The feature called 'Face Match' uses facial recognition technology, and the Nest Hub Max isn't the first product to bring facial recognition into people's homes. A number of smart home gadgets are putting it to use, including Google's Nest Hello video doorbell. Face Match works by scanning your face, which creates a "face model" that the device attaches to your user profile. Afterward, when you're in front of the device and it recognizes you, you can see personalized details like calendar appointments and Google Duo video messages from your contacts.

The Nest Hub gives Google more data about users at a time where the company's already being questioned about the way it handles that personal data.

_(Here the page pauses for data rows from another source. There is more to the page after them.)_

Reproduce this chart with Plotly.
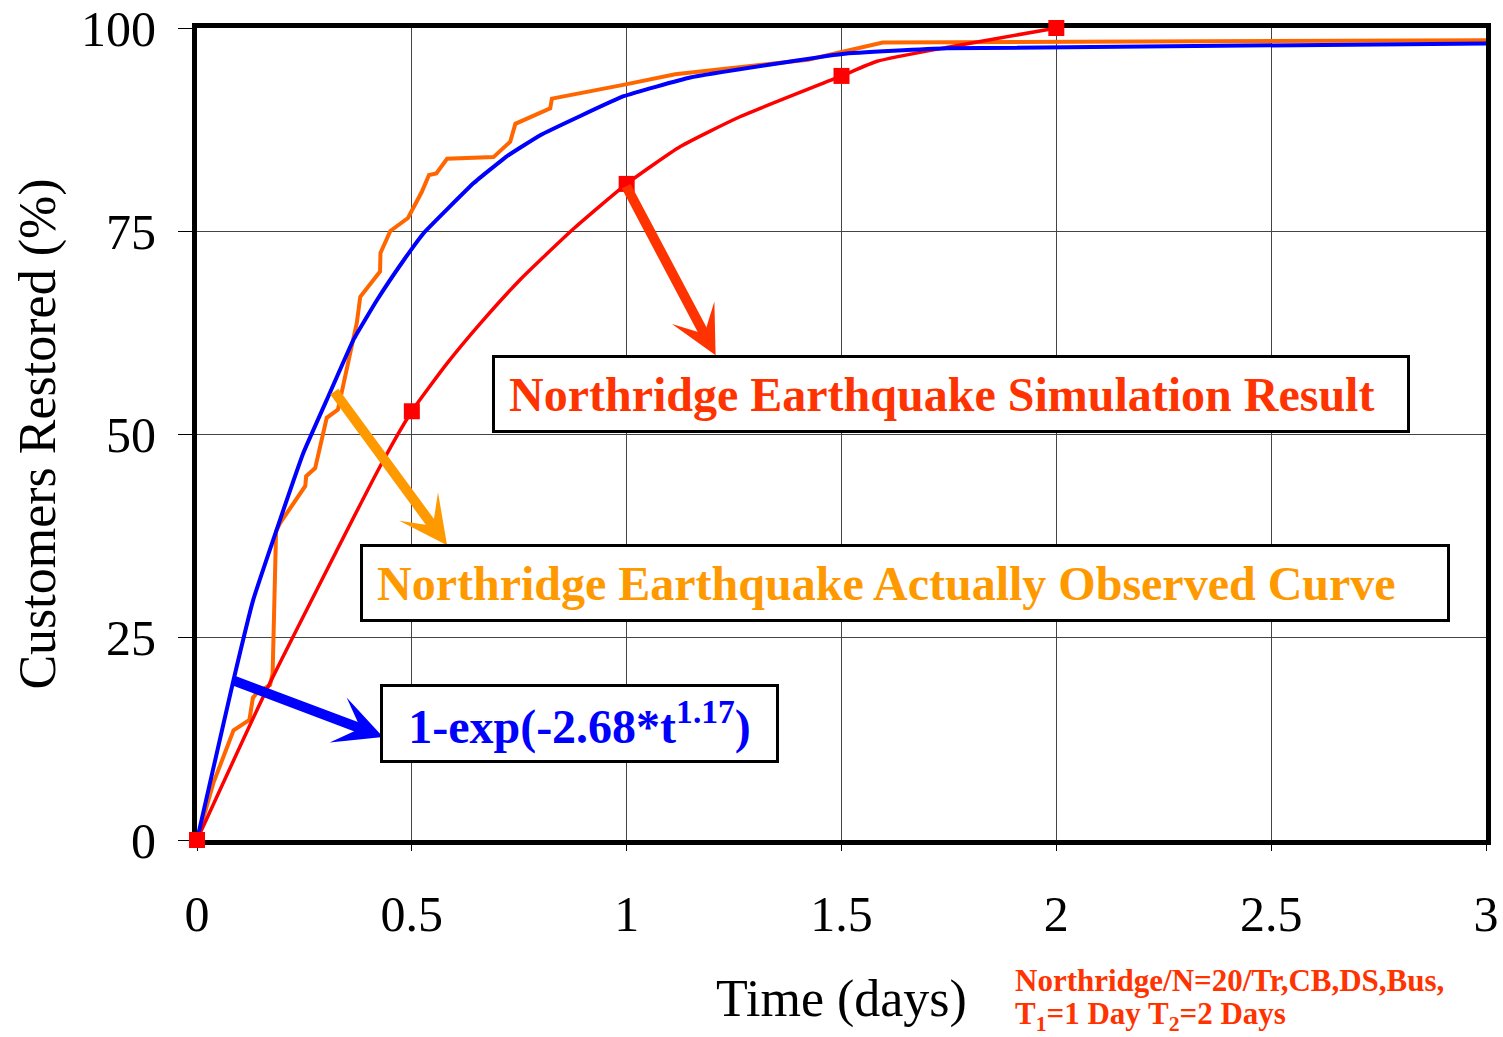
import plotly.graph_objects as go

# ---- data ----
obs_t = [0, 0.038, 0.085, 0.122, 0.130, 0.139, 0.170, 0.176, 0.184, 0.193, 0.252, 0.254, 0.275,
         0.302, 0.328, 0.349, 0.372, 0.380, 0.426, 0.427, 0.450, 0.491, 0.523, 0.540, 0.557,
         0.582, 0.690, 0.729, 0.741, 0.822, 0.826, 0.992, 1.113, 1.422, 1.596, 3.0]
obs_y = [0, 7.0, 13.5, 14.8, 17.5, 18.1, 19.1, 20.5, 38.0, 39.0, 43.6, 44.8, 45.8,
         52.0, 53.0, 58.1, 63.7, 66.9, 70.0, 72.3, 75.0, 76.6, 79.8, 81.9, 82.1,
         83.9, 84.1, 86.0, 88.2, 90.1, 91.3, 93.0, 94.3, 96.1, 98.2, 98.5]

fit_t = [0, 0.037, 0.085, 0.131, 0.193, 0.247, 0.302, 0.364, 0.419, 0.481, 0.527, 0.644,
         0.721, 0.799, 0.993, 1.148, 1.502, 1.745, 3.0]
fit_y = [0, 8.6, 19.7, 29.6, 39.4, 47.6, 54.2, 61.6, 66.5, 71.4, 74.7, 80.9,
         84.2, 86.8, 91.6, 93.9, 96.8, 97.5, 98.1]

sim_t = [0, 0.162, 0.426, 0.5, 0.582, 0.659, 0.752, 0.877, 1.0, 1.125, 1.265, 1.5, 1.583, 1.754, 2.0]
sim_y = [0, 18.5, 46.0, 52.8, 58.7, 63.6, 69.0, 75.3, 80.8, 85.4, 89.1, 94.1, 95.9, 97.7, 100]

sim_mark_t = [0, 0.5, 1.0, 1.5, 2.0]
sim_mark_y = [0, 52.8, 80.8, 94.1, 100]

x_ticks = [0, 0.5, 1, 1.5, 2, 2.5, 3]
x_labels = ["0", "0.5", "1", "1.5", "2", "2.5", "3"]
y_ticks = [0, 25, 50, 75, 100]

SERIF = "Liberation Serif, Times New Roman, serif"
RED_TXT = "#FF3300"
ORANGE_TXT = "#FF9900"
NB = "\u00a0"

fig = go.Figure()
fig.add_trace(go.Scatter(x=obs_t, y=obs_y, mode="lines",
                         line=dict(color="#FF6600", width=4), showlegend=False))
fig.add_trace(go.Scatter(x=sim_t, y=sim_y, mode="lines",
                         line=dict(color="#FF0000", width=3.5, shape="spline", smoothing=0.5),
                         showlegend=False))
fig.add_trace(go.Scatter(x=fit_t, y=fit_y, mode="lines",
                         line=dict(color="#0000FF", width=4, shape="spline", smoothing=0.3),
                         showlegend=False))
fig.add_trace(go.Scatter(x=sim_mark_t, y=sim_mark_y, mode="markers",
                         marker=dict(symbol="square", size=16, color="#FF0000"),
                         cliponaxis=False, showlegend=False))

annotations = []
# arrows
for (tip, tail, col) in [((1.207, 59.7), (0.997, 80.7), RED_TXT),
                         ((0.582, 36.3), (0.317, 55.4), ORANGE_TXT),
                         ((0.433, 12.7), (0.082, 19.7), "#0000FF")]:
    annotations.append(dict(x=tip[0], y=tip[1], ax=tail[0], ay=tail[1],
                            xref="x", yref="y", axref="x", ayref="y",
                            text="", showarrow=True, arrowhead=3, arrowsize=0.8,
                            arrowwidth=10, arrowcolor=col))
# label boxes
annotations.append(dict(x=1.755, y=54.9, xref="x", yref="y",
                        text=NB + "<b>Northridge Earthquake Simulation Result</b>",
                        font=dict(family=SERIF, size=48, color=RED_TXT),
                        showarrow=False, bgcolor="white", bordercolor="black",
                        borderwidth=3, borderpad=2, width=908, height=68, align="left"))
annotations.append(dict(x=1.648, y=31.7, xref="x", yref="y",
                        text=NB + "<b>Northridge Earthquake Actually Observed Curve</b>",
                        font=dict(family=SERIF, size=48, color=ORANGE_TXT),
                        showarrow=False, bgcolor="white", bordercolor="black",
                        borderwidth=3, borderpad=2, width=1080, height=68, align="left"))
annotations.append(dict(x=0.890, y=14.3, xref="x", yref="y",
                        text="<b>1-exp(-2.68*t<sup>1.17</sup>)</b>",
                        font=dict(family=SERIF, size=48, color="#0000FF"),
                        showarrow=False, bgcolor="white", bordercolor="black",
                        borderwidth=3, borderpad=2, width=389, height=69, align="center"))
# footnote (two lines)
for txt, py in [("<b>Northridge/N=20/Tr,CB,DS,Bus,</b>", 980),
                ("<b>T<sub>1</sub>=1 Day T<sub>2</sub>=2 Days</b>", 1016)]:
    annotations.append(dict(x=(1013 - 197) / 1289, y=(840 - py) / 812,
                            xref="paper", yref="paper",
                            xanchor="left", yanchor="middle", align="left",
                            text=txt, font=dict(family=SERIF, size=31, color=RED_TXT),
                            showarrow=False))

fig.update_layout(
    width=1503, height=1037,
    margin=dict(l=197, r=17, t=28, b=197, autoexpand=False),
    plot_bgcolor="white", paper_bgcolor="white",
    font=dict(family=SERIF, color="black"),
    annotations=annotations,
    xaxis=dict(range=[0, 3], tickvals=x_ticks, ticktext=x_labels,
               tickfont=dict(size=50, family=SERIF), ticks="outside", ticklen=6,
               tickcolor="black", ticklabelstandoff=20, automargin=False,
               showgrid=True, gridcolor="#444", gridwidth=1, layer="below traces",
               showline=True, linecolor="black", linewidth=5, mirror=True,
               zeroline=False,
               title=dict(text="Time (days)", font=dict(size=52, family=SERIF), standoff=40)),
    yaxis=dict(range=[0, 100], tickvals=y_ticks,
               tickfont=dict(size=50, family=SERIF), ticks="outside", ticklen=14,
               tickcolor="black", ticklabelstandoff=12, automargin=False,
               showgrid=True, gridcolor="#444", gridwidth=1, layer="below traces",
               showline=True, linecolor="black", linewidth=5, mirror=True,
               zeroline=False,
               title=dict(text="Customers Restored (%)", font=dict(size=52, family=SERIF), standoff=10)),
)

fig.write_html("out.html")
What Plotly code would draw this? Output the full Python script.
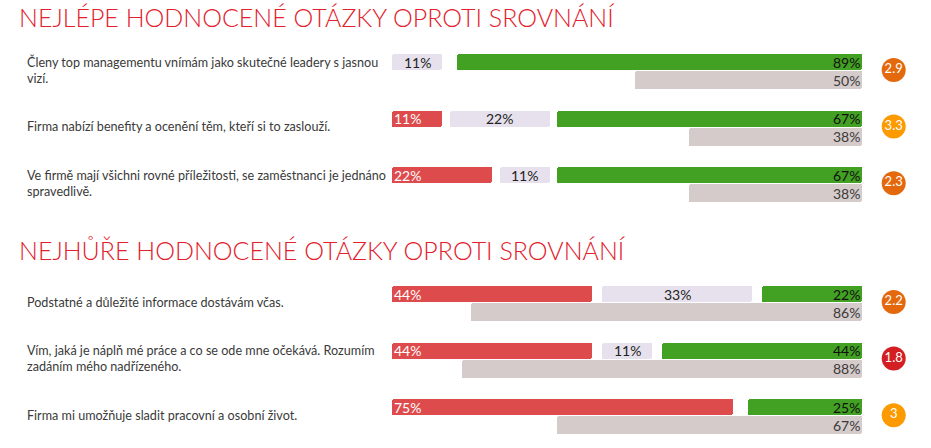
import plotly.graph_objects as go

# page size and where the 0..100 % bar band sits (pixels on the page)
W, H = 931, 448
PX_LEFT, PX_RIGHT = 392, 862
TOTAL = 103.3          # 100 % plus the small gaps between segments

headings = ["NEJLÉPE HODNOCENÉ OTÁZKY OPROTI SROVNÁNÍ",
            "NEJHŮŘE HODNOCENÉ OTÁZKY OPROTI SROVNÁNÍ"]
questions = [
    "Členy top managementu vnímám jako skutečné leadery s jasnou<br>vizí.",
    "Firma nabízí benefity a ocenění těm, kteří si to zaslouží.",
    "Ve firmě mají všichni rovné příležitosti, se zaměstnanci je jednáno<br>spravedlivě.",
    "Podstatné a důležité informace dostávám včas.",
    "Vím, jaká je náplň mé práce a co se ode mne očekává. Rozumím<br>zadáním mého nadřízeného.",
    "Firma mi umožňuje sladit pracovní a osobní život.",
]
section = [0, 0, 0, 1, 1, 1]
negative = [0, 11, 22, 44, 44, 75]
neutral = [11, 22, 11, 33, 11, 0]
positive = [89, 67, 67, 22, 44, 25]
benchmark = [50, 38, 38, 86, 88, 67]
score = [2.9, 3.3, 2.3, 2.2, 1.8, 3]

RED, NEUTRAL, GREEN, GREY = "#de4b4c", "#e6e1ec", "#42a022", "#d5cbcb"
HEAD = "#e3202c"
FONT = "Lato"


def score_color(s):
    if s >= 3:
        return "#fd9a00"
    if s >= 2:
        return "#e4690c"
    return "#d41f22"


upp = TOTAL / (PX_RIGHT - PX_LEFT)
xrange = [-PX_LEFT * upp, TOTAL + (W - PX_RIGHT) * upp]

# vertical placement of rows (page pixels, y axis reversed)
sec_top = [62, 294]
step = 56.6
row_y = []
for i, s in enumerate(section):
    k = section[:i].count(s)
    row_y.append(sec_top[s] + k * step)
bench_y = [y + 18 for y in row_y]
mid_y = [y + 8 for y in row_y]

neg_base, neu_base, pos_base = [], [], []
for r, n, g in zip(negative, neutral, positive):
    neg_base.append(0)
    pos_base.append(TOTAL - g)
    if r == 0:
        neu_base.append(0)
    else:
        neu_base.append((r + TOTAL - g) / 2 - n / 2)

fig = go.Figure()


def add_bars(vals, bases, ys, color, width):
    fig.add_trace(go.Bar(
        orientation="h", x=vals, base=bases, y=ys, width=width,
        marker=dict(color=color, cornerradius=2, line=dict(width=0)),
        hoverinfo="skip", showlegend=False))


add_bars(negative, neg_base, row_y, RED, 16)
add_bars(neutral, neu_base, row_y, NEUTRAL, 16)
add_bars(positive, pos_base, row_y, GREEN, 16)
add_bars(benchmark, [TOTAL - b for b in benchmark], bench_y, GREY, 18)

# score circles
circ_x = (893.7 - PX_LEFT) * upp
fig.add_trace(go.Scatter(
    x=[circ_x] * len(score), y=mid_y, mode="markers+text",
    marker=dict(size=24, color=[score_color(s) for s in score], line=dict(width=0)),
    text=[f"{s:g}" for s in score], textposition="middle center",
    textfont=dict(family=FONT, size=13, color="white"),
    hoverinfo="skip", showlegend=False))

ann = []
vfont = dict(family=FONT, size=14)
for i in range(len(questions)):
    ann.append(dict(x=25 / W, xref="paper", y=mid_y[i], yref="y", text=questions[i],
                    xanchor="left", yanchor="middle", align="left", showarrow=False,
                    font=dict(family=FONT, size=12.6, color="#3a3a3a")))
    if negative[i]:
        ann.append(dict(x=0, y=row_y[i], text=f"{negative[i]}%", xanchor="left",
                        showarrow=False, font=dict(vfont, color="white")))
    if neutral[i]:
        ann.append(dict(x=neu_base[i] + neutral[i] / 2, y=row_y[i], text=f"{neutral[i]}%",
                        xanchor="center", showarrow=False, font=dict(vfont, color="#222")))
    if positive[i]:
        ann.append(dict(x=TOTAL, y=row_y[i], text=f"{positive[i]}%", xanchor="right",
                        showarrow=False, font=dict(vfont, color="#111")))
    ann.append(dict(x=TOTAL, y=bench_y[i], text=f"{benchmark[i]}%", xanchor="right",
                    showarrow=False, font=dict(vfont, color="#3a3a3a")))

head_y = [17, 249.5]
for t, y in zip(headings, head_y):
    ann.append(dict(x=17 / W, xref="paper", y=y, yref="y", text=t, xanchor="left",
                    yanchor="middle", showarrow=False,
                    font=dict(family=FONT, size=25, weight=300, color=HEAD)))

fig.update_layout(
    width=W, height=H, margin=dict(l=0, r=0, t=0, b=0),
    paper_bgcolor="white", plot_bgcolor="white",
    barmode="overlay", bargap=0,
    xaxis=dict(range=xrange, visible=False, fixedrange=True),
    yaxis=dict(range=[H, 0], visible=False, fixedrange=True),
    annotations=ann,
)

# drop the default body margin so the figure fills the window exactly
fig.write_html("out.html", config={"displayModeBar": False},
               post_script="document.body.style.margin='0';")
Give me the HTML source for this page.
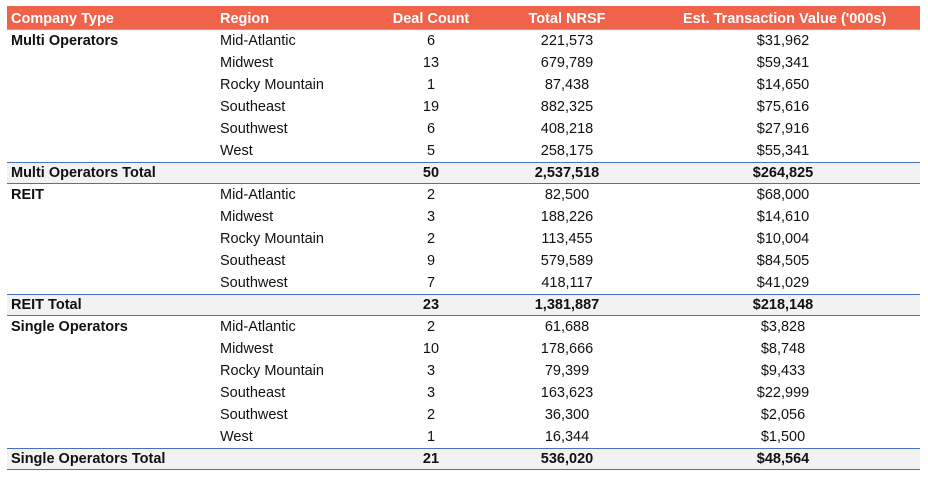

Google's statements: "If camera sensing is enabled and the camera is on (i.e., not turned off via the hardware or software switch), then the camera is continuously processing pixels to look for faces and/or gestures," a Google spokesperson explained. "This processing is done locally on the device, and no pixels leave the Nest Hub Max."

When setting up the Nest Hub Max there is a disclaimer in the app warning the "face model is stored on this Nest Hub Max and used to identify you when you're in front of this device. It's also temporarily processed at Google from time to time to improve the quality of your experience with this device."

The Google spokesperson explains this by saying "the images you provide are used to build your face model, which is stored on your device. However, we occasionally use the images you provide during setup to generate a face model in the cloud for a couple of reasons, all related to improving your product experience specifically on Nest Hub Max, and motivated by the fact that we have more computing power available in the cloud."

"In all cases, if we ever process your face data at Google, it is only temporary, and all face models are permanently discarded," the spokesperson said. "You can always review and delete these enrollment images at myactivity.google.com."